- _Task prompt_
Give every line again exactly as it appears, please, but not the pictures.
++++ Data block
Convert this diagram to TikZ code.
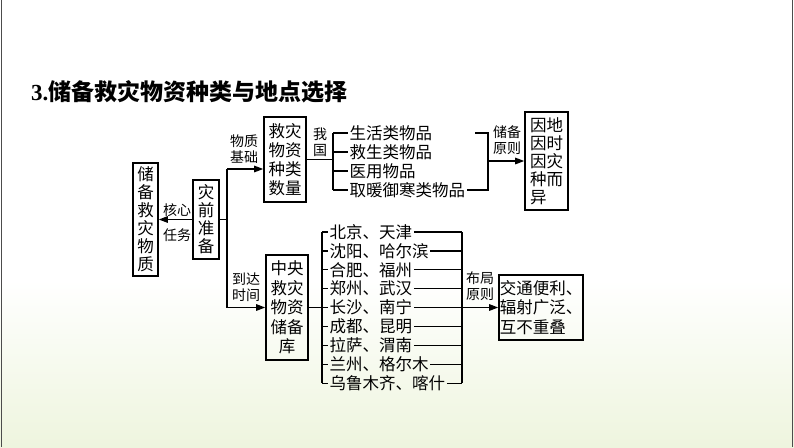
\documentclass[tikz,border=0pt]{standalone}
\usepackage{fontspec}
\setmainfont{Liberation Serif}
\newfontfamily\cjk{Noto Sans CJK SC}
\usetikzlibrary{arrows.meta,calc}
\begin{document}
\begin{tikzpicture}[x=1pt,y=-1pt,
  box/.style={draw=black,line width=1.6pt,inner sep=0pt,align=center,font=\cjk\fontsize{16.5}{18}\selectfont},
  lbl/.style={inner sep=0pt,align=center,font=\cjk\fontsize{14}{16}\selectfont},
  itm/.style={inner sep=1.5pt,anchor=west,font=\cjk\fontsize{16.5}{18}\selectfont},
  conn/.style={line width=1.3pt},
  arr/.style={line width=1.3pt,-{Triangle[length=9pt,width=6.5pt]}}]
\useasboundingbox (0,0) rectangle (794,447);
\fill[white] (0,0) rectangle (794,280);
\shade[top color=white,bottom color={rgb,255:red,238;green,245;blue,222}] (0,280) rectangle (794,447);
\draw[line width=1pt,black!70] (1.5,0) -- (1.5,447);
\draw[line width=1pt,black!70] (792,0) -- (792,447);

\node[anchor=west,inner sep=0pt] (title) at (31,92) {\fontsize{23}{26}\selectfont\bfseries 3.\cjk\bfseries 储备救灾物资种类与地点选择};

% boxes
\node[box,minimum width=25pt,minimum height=113pt] (n1) at (145.5,219.5) {储\\备\\救\\灾\\物\\质};
\node[box,minimum width=26pt,minimum height=79pt] (n2) at (206,219.5) {灾\\前\\准\\备};
\node[box,minimum width=42pt,minimum height=85pt,font=\cjk\fontsize{16.5}{19}\selectfont] (n3) at (285,159.5) {救灾\\物资\\种类\\数量};
\node[box,minimum width=42pt,minimum height=105pt,font=\cjk\fontsize{16.5}{19.5}\selectfont] (n4) at (287,307.5) {中央\\救灾\\物资\\储备\\库};
\node[box,minimum width=43pt,minimum height=98pt,align=left] (n5) at (546.5,161) {因地\\因时\\因灾\\种而\\异\hphantom{异}};
\node[box,minimum width=84pt,minimum height=65pt,align=left,font=\cjk\fontsize{16.5}{19.5}\selectfont] (n6) at (541,307.5) {交通便利、\\辐射广泛、\\互不重叠\hphantom{、}};

% core task
\draw[arr] (n2.west) -- (n1.east);
\node[lbl] (l1) at (177,210) {核心};
\node[lbl] (l2) at (177,235) {任务};

% trunk
\coordinate (t) at (227,219.5);
\coordinate (tu) at (227,169);
\coordinate (td) at (227,307.5);
\draw[conn] (n2.east) -- (t);
\draw[conn] (tu) -- (td);
\draw[arr] (tu) -- (tu -| n3.west);
\draw[arr] (td) -- (td -| n4.west);
\node[lbl] (l3) at (244,149) {物质\\基础};
\node[lbl] (l4) at (246,287) {到达\\时间};

% upper list
\node[itm] (a1) at (348,133) {生活类物品};
\node[itm] (a2) at (348,152) {救生类物品};
\node[itm] (a3) at (348,171) {医用物品};
\node[itm] (a4) at (348,190) {取暖御寒类物品};
\coordinate (ba) at (333,159.5);
\draw[conn] (n3.east) -- (ba);
\draw[conn] (333,133) -- (333,190);
\foreach \i in {1,...,4} \draw[conn] (a\i.west -| ba) -- (a\i.west);
\node[lbl] (l5) at (320,142.5) {我\\国};
\coordinate (ra) at (488,133);
\coordinate (rb) at (488,190);
\coordinate (rm) at (488,161);
\draw[conn] (475,133) -- (ra) -- (rb) -- (a4.east);
\draw[arr] (rm) -- (rm -| n5.west);
\node[lbl] (l6) at (507,140) {储备\\原则};

% lower list
\foreach \t [count=\i] in {北京、天津,沈阳、哈尔滨,合肥、福州,郑州、武汉,长沙、南宁,成都、昆明,拉萨、渭南,兰州、格尔木,乌鲁木齐、喀什}
  \node[itm] (b\i) at (328,{232+(\i-1)*18.9}) {\t};
\coordinate (bl) at (322,307.5);
\coordinate (br) at (462,307.5);
\draw[conn] (n4.east) -- (bl);
\draw[conn] (322,232) -- (322,383.2);
\draw[conn] (462,232) -- (462,383.2);
\foreach \i in {1,...,9} {
  \draw[conn] (b\i.west -| bl) -- (b\i.west);
  \draw[conn] (b\i.east) -- (b\i.east -| br);
}
\draw[arr] (br) -- (br -| n6.west);
\node[lbl] (l7) at (480,286) {布局\\原则};
\end{tikzpicture}
\end{document}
++++++++
- _Solution to the problem_
Convert this diagram to TikZ code.
\documentclass[tikz,border=0pt]{standalone}
\usepackage{fontspec}
\setmainfont{Liberation Serif}
\newfontfamily\cjk{Noto Sans CJK SC}
\usetikzlibrary{arrows.meta,calc}
\begin{document}
\begin{tikzpicture}[x=1pt,y=-1pt,
  box/.style={draw=black,line width=1.6pt,inner sep=0pt,align=center,font=\cjk\fontsize{16.5}{18}\selectfont},
  lbl/.style={inner sep=0pt,align=center,font=\cjk\fontsize{14}{16}\selectfont},
  itm/.style={inner sep=1.5pt,anchor=west,font=\cjk\fontsize{16.5}{18}\selectfont},
  conn/.style={line width=1.3pt},
  arr/.style={line width=1.3pt,-{Triangle[length=9pt,width=6.5pt]}}]
\useasboundingbox (0,0) rectangle (794,447);
\fill[white] (0,0) rectangle (794,280);
\shade[top color=white,bottom color={rgb,255:red,238;green,245;blue,222}] (0,280) rectangle (794,447);
\draw[line width=1pt,black!70] (1.5,0) -- (1.5,447);
\draw[line width=1pt,black!70] (792,0) -- (792,447);

\node[anchor=west,inner sep=0pt] (title) at (31,92) {\fontsize{23}{26}\selectfont\bfseries 3.\cjk\bfseries 储备救灾物资种类与地点选择};

% boxes
\node[box,minimum width=25pt,minimum height=113pt] (n1) at (145.5,219.5) {储\\备\\救\\灾\\物\\质};
\node[box,minimum width=26pt,minimum height=79pt] (n2) at (206,219.5) {灾\\前\\准\\备};
\node[box,minimum width=42pt,minimum height=85pt,font=\cjk\fontsize{16.5}{19}\selectfont] (n3) at (285,159.5) {救灾\\物资\\种类\\数量};
\node[box,minimum width=42pt,minimum height=105pt,font=\cjk\fontsize{16.5}{19.5}\selectfont] (n4) at (287,307.5) {中央\\救灾\\物资\\储备\\库};
\node[box,minimum width=43pt,minimum height=98pt,align=left] (n5) at (546.5,161) {因地\\因时\\因灾\\种而\\异\hphantom{异}};
\node[box,minimum width=84pt,minimum height=65pt,align=left,font=\cjk\fontsize{16.5}{19.5}\selectfont] (n6) at (541,307.5) {交通便利、\\辐射广泛、\\互不重叠\hphantom{、}};

% core task
\draw[arr] (n2.west) -- (n1.east);
\node[lbl] (l1) at (177,210) {核心};
\node[lbl] (l2) at (177,235) {任务};

% trunk
\coordinate (t) at (227,219.5);
\coordinate (tu) at (227,169);
\coordinate (td) at (227,307.5);
\draw[conn] (n2.east) -- (t);
\draw[conn] (tu) -- (td);
\draw[arr] (tu) -- (tu -| n3.west);
\draw[arr] (td) -- (td -| n4.west);
\node[lbl] (l3) at (244,149) {物质\\基础};
\node[lbl] (l4) at (246,287) {到达\\时间};

% upper list
\node[itm] (a1) at (348,133) {生活类物品};
\node[itm] (a2) at (348,152) {救生类物品};
\node[itm] (a3) at (348,171) {医用物品};
\node[itm] (a4) at (348,190) {取暖御寒类物品};
\coordinate (ba) at (333,159.5);
\draw[conn] (n3.east) -- (ba);
\draw[conn] (333,133) -- (333,190);
\foreach \i in {1,...,4} \draw[conn] (a\i.west -| ba) -- (a\i.west);
\node[lbl] (l5) at (320,142.5) {我\\国};
\coordinate (ra) at (488,133);
\coordinate (rb) at (488,190);
\coordinate (rm) at (488,161);
\draw[conn] (475,133) -- (ra) -- (rb) -- (a4.east);
\draw[arr] (rm) -- (rm -| n5.west);
\node[lbl] (l6) at (507,140) {储备\\原则};

% lower list
\foreach \t [count=\i] in {北京、天津,沈阳、哈尔滨,合肥、福州,郑州、武汉,长沙、南宁,成都、昆明,拉萨、渭南,兰州、格尔木,乌鲁木齐、喀什}
  \node[itm] (b\i) at (328,{232+(\i-1)*18.9}) {\t};
\coordinate (bl) at (322,307.5);
\coordinate (br) at (462,307.5);
\draw[conn] (n4.east) -- (bl);
\draw[conn] (322,232) -- (322,383.2);
\draw[conn] (462,232) -- (462,383.2);
\foreach \i in {1,...,9} {
  \draw[conn] (b\i.west -| bl) -- (b\i.west);
  \draw[conn] (b\i.east) -- (b\i.east -| br);
}
\draw[arr] (br) -- (br -| n6.west);
\node[lbl] (l7) at (480,286) {布局\\原则};
\end{tikzpicture}
\end{document}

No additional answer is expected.